Summary all the 4 category, below is the 4 LISA Map in 4 category (weekday_morning, weekday_afternoon, weekend_morning, weekend_evening) using tmap_arrange.

tmap_arrange(weekday_morning_localmoran, weekday_afternoon_localmoran,
             weekend_morning_localmoran, weekend_evening_localmoran,
             ncol = 2, nrow = 2)

Conclusion

Using the inverse distance weight, the map above displays the local Moran relationship between each hexagonal grid. The 2 top row is weekday morning and weekday afternoon. The 2 in bottom row is weekend morning and weekend afternoon.

From the graph above compare the different between weekday and weekend.
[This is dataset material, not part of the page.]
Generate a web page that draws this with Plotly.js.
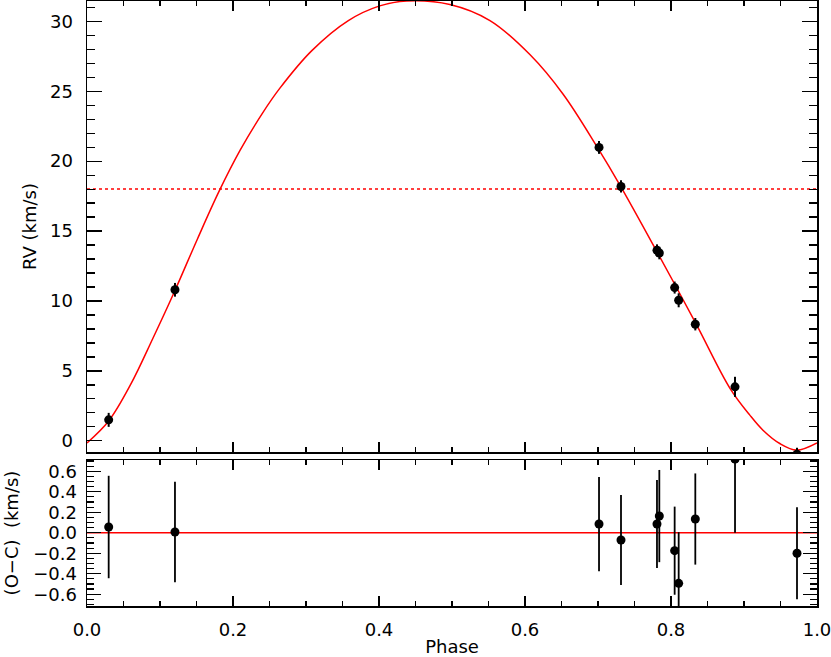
<!DOCTYPE html>
<html>
<head>
<meta charset="utf-8">
<script src="https://cdn.plot.ly/plotly-3.0.1.min.js"></script>
<style>
  html, body { margin: 0; padding: 0; background: #fff; }
  #rvplot { width: 831px; height: 657px; }
</style>
</head>
<body>
<div id="rvplot"></div>
<script>
// measured radial velocities, folded on orbital phase
var phase  = [0.0297, 0.1205, 0.7014, 0.7315, 0.7808, 0.784, 0.805, 0.8105, 0.8333, 0.8877, 0.9726];
var rv     = [1.5, 10.8, 20.98, 18.19, 13.62, 13.43, 10.96, 10.05, 8.34, 3.86, -0.95];
var rvErr  = [0.50, 0.49, 0.46, 0.44, 0.43, 0.45, 0.43, 0.50, 0.445, 0.72, 0.45];
// observed minus computed
var resid  = [0.056, 0.007, 0.085, -0.071, 0.085, 0.163, -0.175, -0.494, 0.134, 0.72, -0.2];

// orbit model
var modelPhase = [0, 0.03, 0.06, 0.09, 0.1205, 0.151, 0.181, 0.21, 0.24, 0.264, 0.308, 0.358,
                  0.401, 0.438, 0.497, 0.552, 0.607, 0.652, 0.699, 0.731, 0.781, 0.834, 0.881,
                  0.908, 0.926, 0.949, 0.972, 1.0];
var modelRv    = [-0.15, 1.44, 4.05, 7.3, 10.75, 14.4, 17.85, 20.8, 23.4, 25.2, 27.9, 30.05,
                  31.1, 31.45, 31.2, 30.05, 27.6, 24.8, 21.0, 18.2, 13.5, 8.4, 3.74,
                  1.84, 0.76, -0.19, -0.66, -0.14];

var gamma = 18;   // systemic velocity
var zero = 0;

var tickFont  = {family: 'DejaVu Sans, sans-serif', size: 18, color: '#000'};
var titleFont = {family: 'DejaVu Sans, sans-serif', size: 18, color: '#000'};

var model = {
    x: modelPhase, y: modelRv,
    xaxis: 'x2', yaxis: 'y2',
    mode: 'lines', line: {color: '#ff0000', width: 1.5, shape: 'spline', smoothing: 1},
    hoverinfo: 'skip'
};

var obs = {
    x: phase, y: rv,
    xaxis: 'x2', yaxis: 'y2',
    mode: 'markers', marker: {color: '#000', size: 9},
    error_y: {type: 'data', array: rvErr, visible: true, color: '#000', thickness: 2, width: 0}
};

var oc = {
    x: phase, y: resid,
    xaxis: 'x', yaxis: 'y',
    mode: 'markers', marker: {color: '#000', size: 9},
    error_y: {type: 'data', array: rvErr, visible: true, color: '#000', thickness: 1.8, width: 0}
};

function xAxis(extra) {
    var a = {
        range: [0, 1], dtick: 0.2, tick0: 0,
        ticks: 'inside', ticklen: 10, tickwidth: 1.2, tickcolor: '#000',
        minor: {dtick: 0.05, ticks: 'inside', ticklen: 5, tickwidth: 1.2, tickcolor: '#000'},
        showline: true, linecolor: '#000', linewidth: 1.5, mirror: 'ticks',
        showgrid: false, zeroline: false,
        tickfont: tickFont, tickformat: '.1f', ticklabelstandoff: 7,
        ticklabeloverflow: 'allow'
    };
    for (var k in extra) a[k] = extra[k];
    return a;
}

var layout = {
    width: 831, height: 657,
    margin: {l: 87, r: 14, t: 1, b: 51},
    paper_bgcolor: '#fff', plot_bgcolor: '#fff',
    showlegend: false,
    font: tickFont,
    xaxis: xAxis({anchor: 'y', title: {text: 'Phase', font: titleFont, standoff: 2}}),
    xaxis2: xAxis({anchor: 'y2', matches: 'x', showticklabels: false}),
    yaxis: {
        domain: [0, 0.2413], range: [-0.715, 0.71], dtick: 0.2, tick0: 0,
        ticks: 'inside', ticklen: 14, tickwidth: 1.2, tickcolor: '#000',
        minor: {dtick: 0.05, ticks: 'inside', ticklen: 7, tickwidth: 1.2, tickcolor: '#000'},
        showline: true, linecolor: '#000', linewidth: 1.5, mirror: 'ticks',
        showgrid: false, zeroline: false, tickformat: '.1f',
        tickfont: tickFont, ticklabelstandoff: 5,
        title: {text: '(O\u2212C)\u00a0\u00a0(km/s)', font: titleFont, standoff: 10}
    },
    yaxis2: {
        domain: [0.2545, 1], range: [-0.8, 31.45], dtick: 5, tick0: 0,
        ticks: 'inside', ticklen: 15, tickwidth: 1.2, tickcolor: '#000',
        minor: {dtick: 1, ticks: 'inside', ticklen: 8, tickwidth: 1.2, tickcolor: '#000'},
        showline: true, linecolor: '#000', linewidth: 1.5, mirror: 'ticks',
        showgrid: false, zeroline: false,
        tickfont: tickFont, ticklabelstandoff: 9,
        title: {text: 'RV (km/s)', font: titleFont, standoff: 8}
    },
    shapes: [
        {type: 'line', xref: 'x2 domain', yref: 'y2', x0: 0, x1: 1, y0: gamma, y1: gamma,
         line: {color: '#ff0000', width: 1.5, dash: 'dot'}, layer: 'below'},
        {type: 'line', xref: 'x domain', yref: 'y', x0: 0, x1: 1, y0: zero, y1: zero,
         line: {color: '#ff0000', width: 1.5}, layer: 'below'}
    ]
};

Plotly.newPlot('rvplot', [model, obs, oc], layout, {displayModeBar: false, staticPlot: true});
</script>
</body>
</html>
On weekday most of the clustering is Low-High follow by High-Low, there is only on Low-Low on weekday morning. For Weekend, there are more Low-Low and High-High compare to weekday. There is more mix cluster on weekend.

The fact that individuals left for work or school in the morning and returned home in the afternoon lends credence to both of the weekday graphs. As it can observed from the map, on weekday mornings the spread occurs more in the suburbs of Singapore, however in the afternoon it is closer to the city core.The weekend graphs show that throughout the morning, the most of the dispersion and clustering occurred in the central region, and during the night, it was slightly dispersed.